A premissa promete tanto que até fingimos que não vemos os excessos estilísticos de Tornatore (que estava na mó de cima depois do Óscar) a adornar e a acentuar tudo e mais alguma coisa. Ou a chuva que cai incessantemente, símbolo intrusivo e insistente. Ou até as dobragens próprias dos euro-pudins4 da época.
A presença de Polanski é fascinante — o polaco pode não ser reconhecido como actor, quanto mais como «grande actor», mas não se safa nada mal frente ao peso-pesado do cinema francês. Aliás, ver o seu nome ao lado do de Depardieu foi a razão que me fez querer ver o filme.
Só que a premissa (e a promessa) de Una pura formalità é tão boa quanto o final meio new age é mau. Digo mais: Tornatore esbanja o «bom» para se concentrar naquilo que o filme tem de menos interessante (e até um tanto ridículo). É caso para dizer que atirou fora o bebé e guardou a água do banho.
Por hoje é tudo. As palavras são minhas.

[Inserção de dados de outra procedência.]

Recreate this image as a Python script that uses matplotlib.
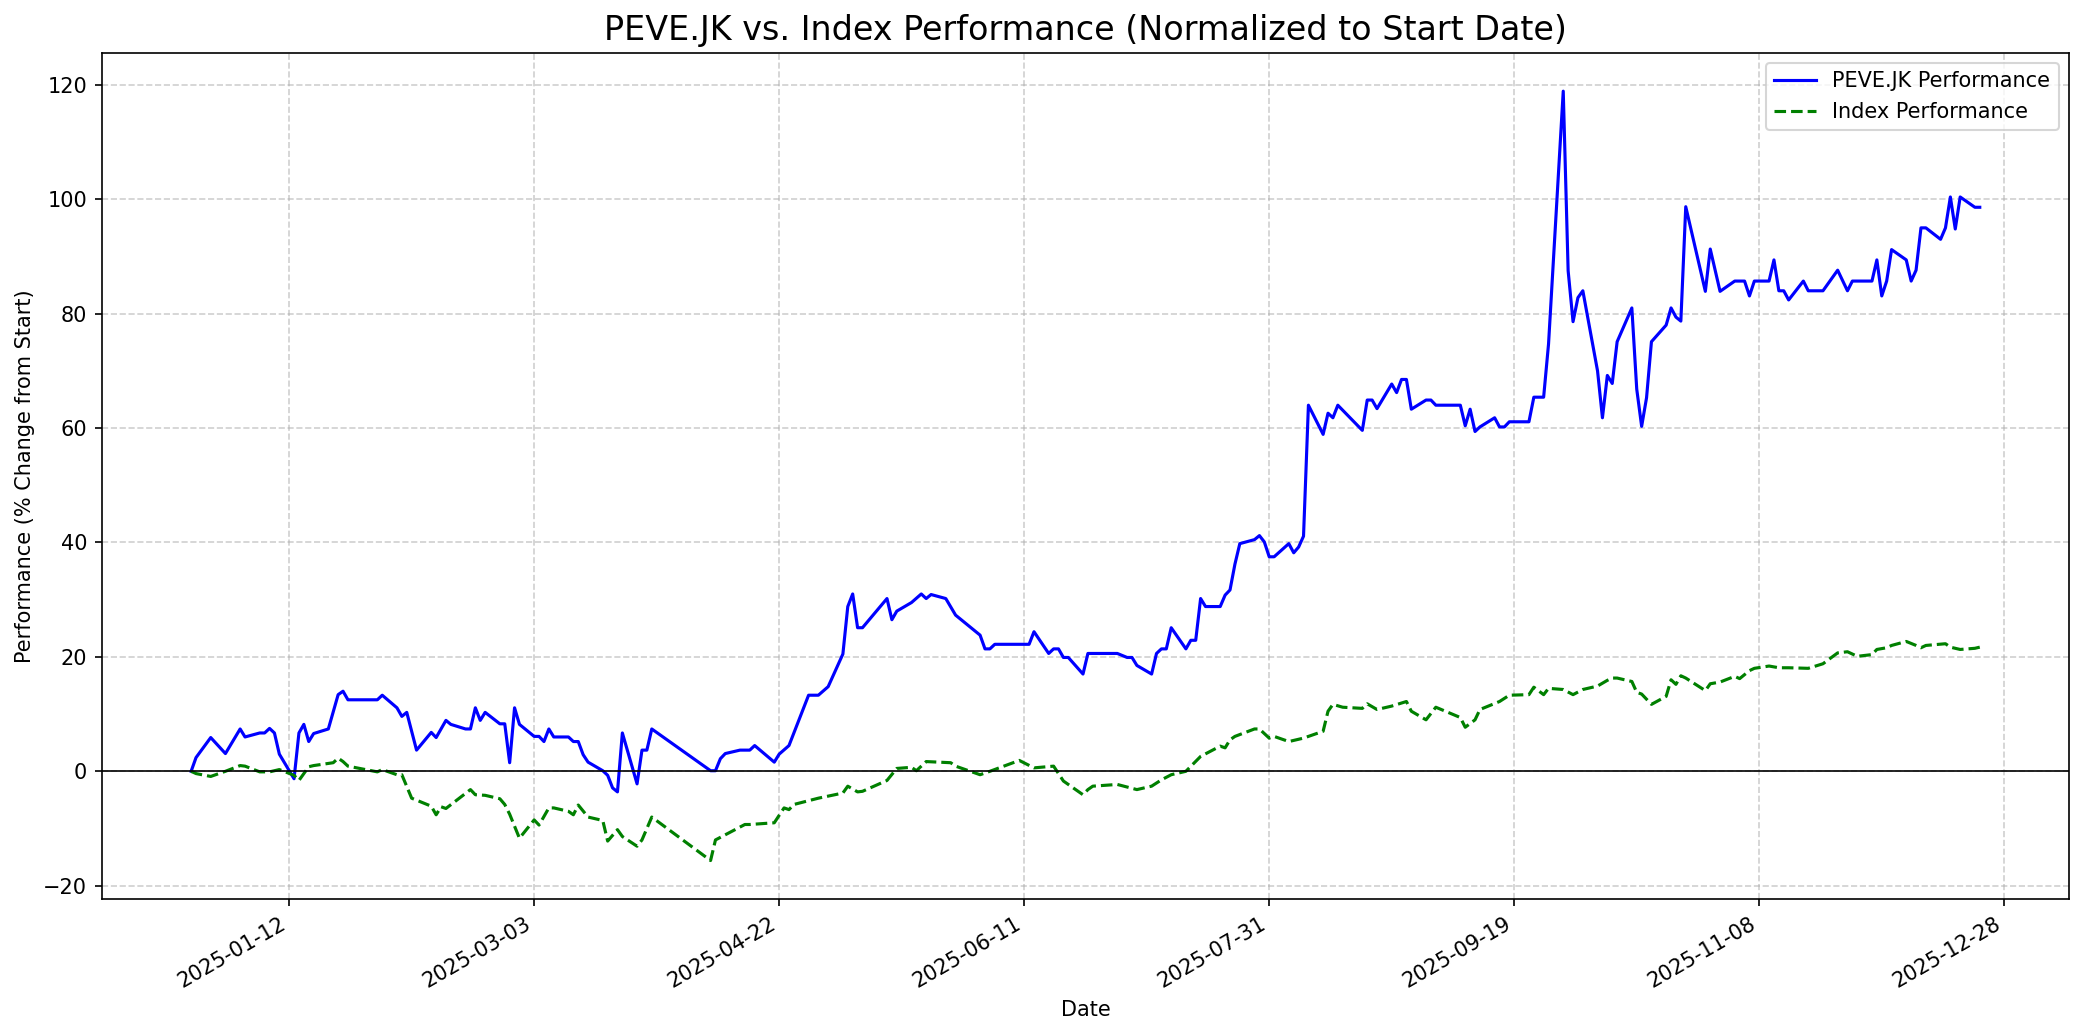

A revisão é da Beatriz Marques Morais. Tenham uma boa semana. Até ao próximo domingo.
Ponho-me a pensar: que tal um remake de The Hustler com um jogador de matraquilhos nas mesas tortas e maltratadas dos bares do Bairro Alto?
Daney escreveu amiúde sobre transmissões televisivas de ténis (os replays, o fora-de-campo) nas páginas do Libération. Encontrei dois exemplos — este e este — em inglês, que não é a língua de Daney, nem a minha, mas foi o que se pôde arranjar. As suas reflexões sobre novas formas de filmar a modalidade parecem antecipar de Kermadec e L’empire de la perfection.
Como a Beatriz e eu gostamos de livrarias, entrámos em várias durante a viagem. Vi três edições diferentes de Knife, de Salman Rushdie: Le Couteau, Cuchillo e Knife. Os alemães estragaram-me a sequência e não intitularam a sua versão Messer. Uma pena.
Chamava-se euro-pudim àquele tipo de produção europeia com actores e técnicos de várias proveniências que resultava amiúde numa salganhada sem tino.